→ Exercise goal
Word for word, give the material below again, minus any images.

→ Data excerpt
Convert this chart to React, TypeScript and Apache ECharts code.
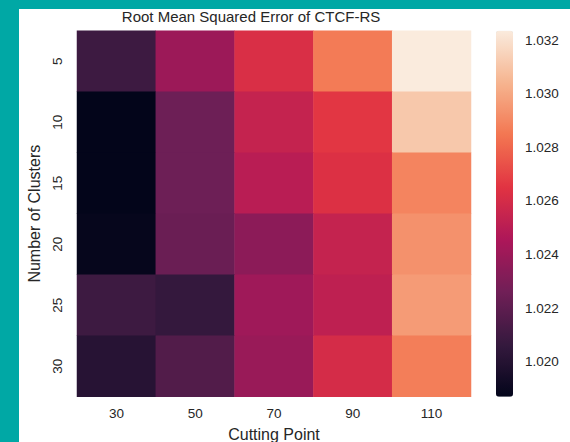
import React, { useEffect, useRef } from "react";
import * as echarts from "echarts";

const cuttingPoints = ["30", "50", "70", "90", "110"];
const clusters = ["5", "10", "15", "20", "25", "30"];
// rows follow clusters, columns follow cuttingPoints
const rmse5 = [1.0209, 1.024, 1.0262, 1.0286, 1.03235];
const rmse10 = [1.0187, 1.0225, 1.0254, 1.0266, 1.0311];
const rmse15 = [1.0187, 1.0225, 1.025, 1.0263, 1.0289];
const rmse20 = [1.0188, 1.0224, 1.0235, 1.0254, 1.0293];
const rmse25 = [1.0209, 1.0206, 1.0241, 1.0252, 1.0296];
const rmse30 = [1.0201, 1.0216, 1.0239, 1.026, 1.0287];
const colorbarTicks = [1.02, 1.022, 1.024, 1.026, 1.028, 1.03, 1.032];
const rocket = ["#03051A", "#35193E", "#701F57", "#AD1759", "#E13342", "#F37651", "#F6B48F", "#FAEBDD"];

const rows = [rmse5, rmse10, rmse15, rmse20, rmse25, rmse30];
const FONT = "Liberation Sans, Arial, sans-serif";
const TXT = "#262626";

export default function App() {
  const ref = useRef<HTMLDivElement>(null);
  useEffect(() => {
    if (!ref.current) return;
    const chart = echarts.init(ref.current, undefined, { renderer: "svg" });
    const data: number[][] = [];
    rows.forEach((r, yi) => r.forEach((v, xi) => data.push([xi, yi, v])));
    const all = rows.flat();
    const vmin = Math.min(...all);
    const vmax = Math.max(...all);
    chart.setOption({
      animation: false,
      backgroundColor: "#ffffff",
      textStyle: { fontFamily: FONT },
      graphic: [
        {
          type: "text",
          x: 232,
          y: 7,
          style: {
            text: "Root Mean Squared Error of CTCF-RS",
            fontSize: 15,
            fontFamily: FONT,
            fill: TXT,
            textAlign: "center",
            textVerticalAlign: "middle",
          },
        },
      ],
      grid: [
        { left: 58, top: 21.7, width: 394, height: 366, containLabel: false, outerBoundsMode: "none" },
        { left: 477, top: 21.7, width: 17, height: 366, containLabel: false, outerBoundsMode: "none" },
      ],
      xAxis: [
        {
          type: "category",
          gridIndex: 0,
          data: cuttingPoints,
          name: "Cutting Point",
          nameLocation: "middle",
          nameGap: 30,
          nameTextStyle: { fontSize: 16, color: TXT, fontFamily: FONT },
          axisLine: { show: false },
          axisTick: { show: false },
          axisLabel: { fontSize: 13.5, color: TXT, margin: 10, fontFamily: FONT },
          splitLine: { show: false },
        },
        { type: "value", gridIndex: 1, show: false, min: 0, max: 1 },
      ],
      yAxis: [
        {
          type: "category",
          gridIndex: 0,
          data: clusters,
          inverse: true,
          name: "Number of Clusters",
          nameLocation: "middle",
          nameGap: 34,
          nameTextStyle: { fontSize: 16, color: TXT, fontFamily: FONT },
          axisLine: { show: false },
          axisTick: { show: false },
          axisLabel: { fontSize: 13.5, color: TXT, margin: 13, rotate: 90, fontFamily: FONT },
          splitLine: { show: false },
        },
        {
          type: "value",
          gridIndex: 1,
          position: "right",
          min: vmin,
          max: vmax,
          axisLine: { show: false },
          splitLine: { show: false },
          axisTick: {
            show: true,
            customValues: colorbarTicks,
            length: 5,
            lineStyle: { color: TXT, width: 1 },
          },
          axisLabel: {
            show: true,
            customValues: colorbarTicks,
            formatter: (v: number) => v.toFixed(3),
            fontSize: 13.5,
            color: TXT,
            margin: 12,
            fontFamily: FONT,
          },
        },
      ],
      visualMap: {
        type: "continuous",
        seriesIndex: 0,
        min: vmin,
        max: vmax,
        calculable: false,
        orient: "vertical",
        left: 477,
        top: 21.7,
        itemWidth: 17,
        itemHeight: 366,
        padding: 0,
        text: undefined,
        showLabel: false,
        inRange: { color: rocket },
      },
      series: [
        {
          type: "heatmap",
          xAxisIndex: 0,
          yAxisIndex: 0,
          data,
          itemStyle: { borderWidth: 0 },
          emphasis: { disabled: true },
        },
      ],
    });
    return () => chart.dispose();
  }, []);
  return (
    <div style={{ position: "fixed", left: 0, top: 0, width: 570, height: 442, background: "#00A8A5", overflow: "hidden" }}>
      <div ref={ref} style={{ position: "absolute", left: 19, top: 9, width: 551, height: 433, background: "#ffffff" }} />
    </div>
  );
}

→ Expected output
Convert this chart to React, TypeScript and Apache ECharts code.
import React, { useEffect, useRef } from "react";
import * as echarts from "echarts";

const cuttingPoints = ["30", "50", "70", "90", "110"];
const clusters = ["5", "10", "15", "20", "25", "30"];
// rows follow clusters, columns follow cuttingPoints
const rmse5 = [1.0209, 1.024, 1.0262, 1.0286, 1.03235];
const rmse10 = [1.0187, 1.0225, 1.0254, 1.0266, 1.0311];
const rmse15 = [1.0187, 1.0225, 1.025, 1.0263, 1.0289];
const rmse20 = [1.0188, 1.0224, 1.0235, 1.0254, 1.0293];
const rmse25 = [1.0209, 1.0206, 1.0241, 1.0252, 1.0296];
const rmse30 = [1.0201, 1.0216, 1.0239, 1.026, 1.0287];
const colorbarTicks = [1.02, 1.022, 1.024, 1.026, 1.028, 1.03, 1.032];
const rocket = ["#03051A", "#35193E", "#701F57", "#AD1759", "#E13342", "#F37651", "#F6B48F", "#FAEBDD"];

const rows = [rmse5, rmse10, rmse15, rmse20, rmse25, rmse30];
const FONT = "Liberation Sans, Arial, sans-serif";
const TXT = "#262626";

export default function App() {
  const ref = useRef<HTMLDivElement>(null);
  useEffect(() => {
    if (!ref.current) return;
    const chart = echarts.init(ref.current, undefined, { renderer: "svg" });
    const data: number[][] = [];
    rows.forEach((r, yi) => r.forEach((v, xi) => data.push([xi, yi, v])));
    const all = rows.flat();
    const vmin = Math.min(...all);
    const vmax = Math.max(...all);
    chart.setOption({
      animation: false,
      backgroundColor: "#ffffff",
      textStyle: { fontFamily: FONT },
      graphic: [
        {
          type: "text",
          x: 232,
          y: 7,
          style: {
            text: "Root Mean Squared Error of CTCF-RS",
            fontSize: 15,
            fontFamily: FONT,
            fill: TXT,
            textAlign: "center",
            textVerticalAlign: "middle",
          },
        },
      ],
      grid: [
        { left: 58, top: 21.7, width: 394, height: 366, containLabel: false, outerBoundsMode: "none" },
        { left: 477, top: 21.7, width: 17, height: 366, containLabel: false, outerBoundsMode: "none" },
      ],
      xAxis: [
        {
          type: "category",
          gridIndex: 0,
          data: cuttingPoints,
          name: "Cutting Point",
          nameLocation: "middle",
          nameGap: 30,
          nameTextStyle: { fontSize: 16, color: TXT, fontFamily: FONT },
          axisLine: { show: false },
          axisTick: { show: false },
          axisLabel: { fontSize: 13.5, color: TXT, margin: 10, fontFamily: FONT },
          splitLine: { show: false },
        },
        { type: "value", gridIndex: 1, show: false, min: 0, max: 1 },
      ],
      yAxis: [
        {
          type: "category",
          gridIndex: 0,
          data: clusters,
          inverse: true,
          name: "Number of Clusters",
          nameLocation: "middle",
          nameGap: 34,
          nameTextStyle: { fontSize: 16, color: TXT, fontFamily: FONT },
          axisLine: { show: false },
          axisTick: { show: false },
          axisLabel: { fontSize: 13.5, color: TXT, margin: 13, rotate: 90, fontFamily: FONT },
          splitLine: { show: false },
        },
        {
          type: "value",
          gridIndex: 1,
          position: "right",
          min: vmin,
          max: vmax,
          axisLine: { show: false },
          splitLine: { show: false },
          axisTick: {
            show: true,
            customValues: colorbarTicks,
            length: 5,
            lineStyle: { color: TXT, width: 1 },
          },
          axisLabel: {
            show: true,
            customValues: colorbarTicks,
            formatter: (v: number) => v.toFixed(3),
            fontSize: 13.5,
            color: TXT,
            margin: 12,
            fontFamily: FONT,
          },
        },
      ],
      visualMap: {
        type: "continuous",
        seriesIndex: 0,
        min: vmin,
        max: vmax,
        calculable: false,
        orient: "vertical",
        left: 477,
        top: 21.7,
        itemWidth: 17,
        itemHeight: 366,
        padding: 0,
        text: undefined,
        showLabel: false,
        inRange: { color: rocket },
      },
      series: [
        {
          type: "heatmap",
          xAxisIndex: 0,
          yAxisIndex: 0,
          data,
          itemStyle: { borderWidth: 0 },
          emphasis: { disabled: true },
        },
      ],
    });
    return () => chart.dispose();
  }, []);
  return (
    <div style={{ position: "fixed", left: 0, top: 0, width: 570, height: 442, background: "#00A8A5", overflow: "hidden" }}>
      <div ref={ref} style={{ position: "absolute", left: 19, top: 9, width: 551, height: 433, background: "#ffffff" }} />
    </div>
  );
}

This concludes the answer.